Limites - O relatório alerta que é necessário reconhecer os limites da capacidade
de suporte dos ecossistemas e determinar os valores a partir dos quais pressões
adicionais causarão danos irreversíveis aos próprios ecossistemas. “Há limites
ao que os ecossistemas são capazes de alcançar, e esses limites devem ser
identificados com maior precisão. Por exemplo, os “pontos críticos”, além dos
quais as mudanças negativas nos ecossistemas se tornam irreversíveis, são bem
estudados na teoria, mas raramente são quantificados”, indica a publicação.
Segundo o documento as soluções baseadas na natureza não necessariamente
exigem recursos financeiros adicionais, mas normalmente envolvem o seu
redirecionamento, ou o uso mais efetivo dos financiamentos já existentes. “Investimentos
em infraestrutura verde estão sendo mobilizados graças ao crescente
reconhecimento do potencial dos serviços ecossistêmicos em oferecer soluções
que tornam os investimentos mais sustentáveis e mais custo-efetivo no longo
prazo”.
“O investimento nas soluções verdes é ainda muito baixo. Se você tiver
que tomar uma decisão para o gerenciamento da água, eu diria: por favor,
considere coisas que são diferentes das usuais. Pense em soluções mais verdes,
que possam trazer benefícios não só para levar água do ponto A para o ponto B,
mas para que nesse caminho possa gerar benefícios para o meio ambiente”,
avaliou Angela Ortigara. “É necessário, principalmente para um país grande como
o Brasil, em que a gente sempre pensa que tem muita água, suficiente para tudo,
e acontece como em 2015, a seca em São Paulo, e a gente não sabe por quê”,
completou.
O documento apoia ainda a incorporação de conhecimentos e práticas
tradicionais às já consolidadas por comunidades locais sobre o funcionamento
dos ecossistemas e a interação natureza-sociedade. Nesse sentido, a publicação
sugere que devem ser feitas melhorias quanto à incorporação desses
conhecimentos nas avaliações e no processo decisório.

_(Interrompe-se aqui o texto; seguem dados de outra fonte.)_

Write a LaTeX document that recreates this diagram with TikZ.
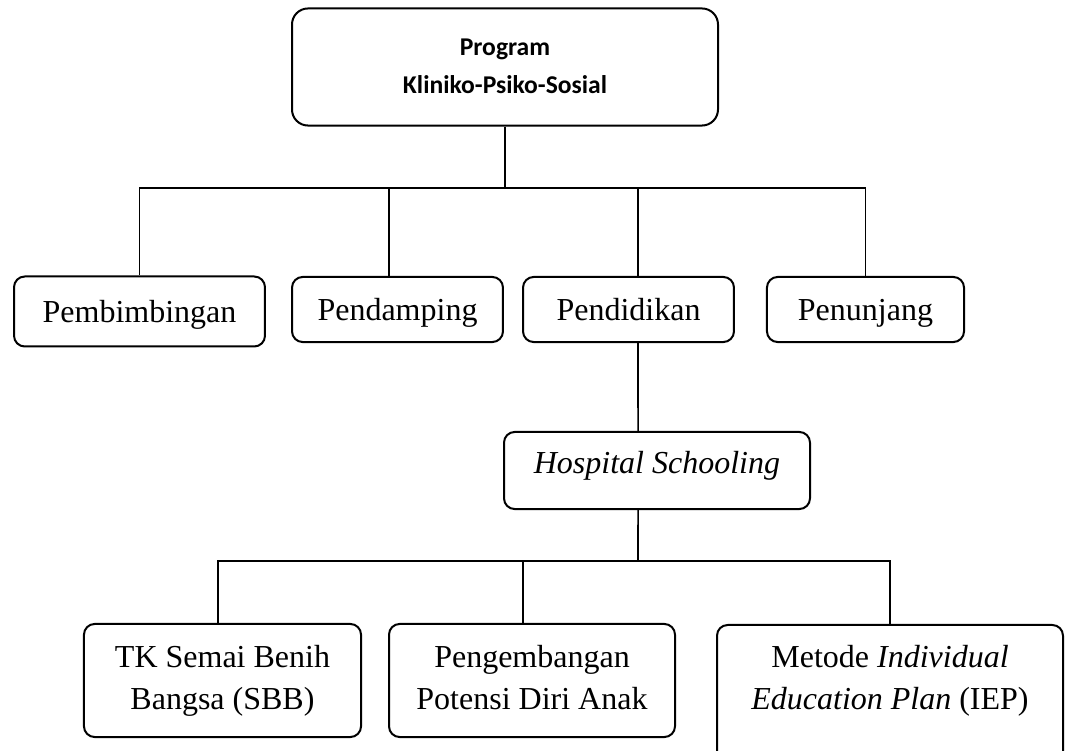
\documentclass[tikz,border=0pt]{standalone}
\usepackage{fontspec}
\setmainfont{Liberation Serif}
\newfontfamily\calibri{Carlito}
\usetikzlibrary{positioning}

\tikzset{
  orgbox/.style={draw, line width=0.75pt, rounded corners=4pt, align=center, inner sep=0pt,
    font=\fontsize{12}{15.75}\selectfont},
  onebox/.style={orgbox, text height=11pt, text depth=3pt},
  topbox/.style={orgbox, rounded corners=6pt, font=\calibri\bfseries\fontsize{9.6}{14.25}\selectfont},
  link/.style={line width=0.6pt},
}

\begin{document}
\begin{tikzpicture}[x=0.375pt,y=-0.375pt]
  \useasboundingbox (0,0) rectangle (1066,751);

  % top
  \node[topbox, minimum width=159.75pt, minimum height=43.9pt] (prog) at (505,67) {Program\strut\\Kliniko-Psiko-Sosial\strut};

  % second level
  \node[onebox, minimum width=94.1pt, minimum height=26.25pt] (pemb) at (139.5,311.5) {Pembimbingan};
  \node[onebox, minimum width=79.1pt, minimum height=24.4pt] (pend) at (397.5,309.5) {Pendamping};
  \node[onebox, minimum width=79.1pt, minimum height=24.4pt] (pdk) at (628.5,309.5) {Pendidikan};
  \node[onebox, minimum width=73.9pt, minimum height=24.4pt] (penu) at (865.5,309.5) {Penunjang};

  \node[orgbox, minimum width=114.75pt, minimum height=28.9pt, text height=6.6pt, text depth=4.7pt] (hs) at (657,470.5) {\textit{Hospital Schooling}};

  % third level
  \node[orgbox, minimum width=103.9pt, minimum height=42.4pt] (tk) at (222.5,680.5) {TK Semai Benih\strut\\Bangsa (SBB)\strut};
  \node[orgbox, minimum width=107.25pt, minimum height=42.4pt] (peng) at (532,680.5) {Pengembangan\strut\\Potensi Diri Anak\strut};
  \node[orgbox, minimum width=129.75pt, minimum height=58.5pt, anchor=north] (iep) at (890,624) {};
  \node[align=center, inner sep=0pt, font=\fontsize{12}{15.75}\selectfont] (ieptext) at (890,680.5)
    {Metode \textit{Individual}\strut\\\textit{Education Plan} (IEP)\strut};

  % connectors
  \coordinate (busa) at (505,188);
  \coordinate (busb) at (638,561);
  \draw[link] (prog.south) -- (prog.south |- busa);
  \draw[link] (pemb.north) |- (busa) -| (penu.north);
  \draw[link] ([xshift=-3.2pt]pend.north) |- (busa);
  \draw[link] ([xshift=3.56pt]pdk.north) |- (busa);
  \draw[link] ([xshift=3.56pt]pdk.south) -- ([xshift=-7.1pt]hs.north);
  \draw[link] ([xshift=-7.1pt]hs.south) -- (busb);
  \draw[link] ([xshift=-1.7pt]tk.north) |- (busb) -| (iep.north);
  \draw[link] ([xshift=-3.4pt]peng.north) |- (busb);
\end{tikzpicture}
\end{document}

“O relatório demonstra que o ser humano pode fazer uma parceria com a natureza,
em vez de lutar e querer que ela se conforme com as nossas necessidades, é
[importante] tentar acomodar a necessidade da natureza, no caso da água, de se
espalhar, inundar uma planície, porque isso é importante para preservar a
qualidade e a quantidade da água que, depois, o ser humano vai utilizar”,
concluiu o oficial de projetos Massimiliano Lombardo.
Publicação - O Relatório Mundial das Nações Unidas sobre o Desenvolvimento dos
Recursos Hídricos (World Water Development Report – WWDR) é publicado anualmente,
com foco em questões estratégicas sobre a água. O documento oferece um quadro
geral do estado dos recursos de água potável no mundo e visa a proporcionar as
ferramentas sustentáveis a serem utilizadas pelos tomadores de decisões. (Ag.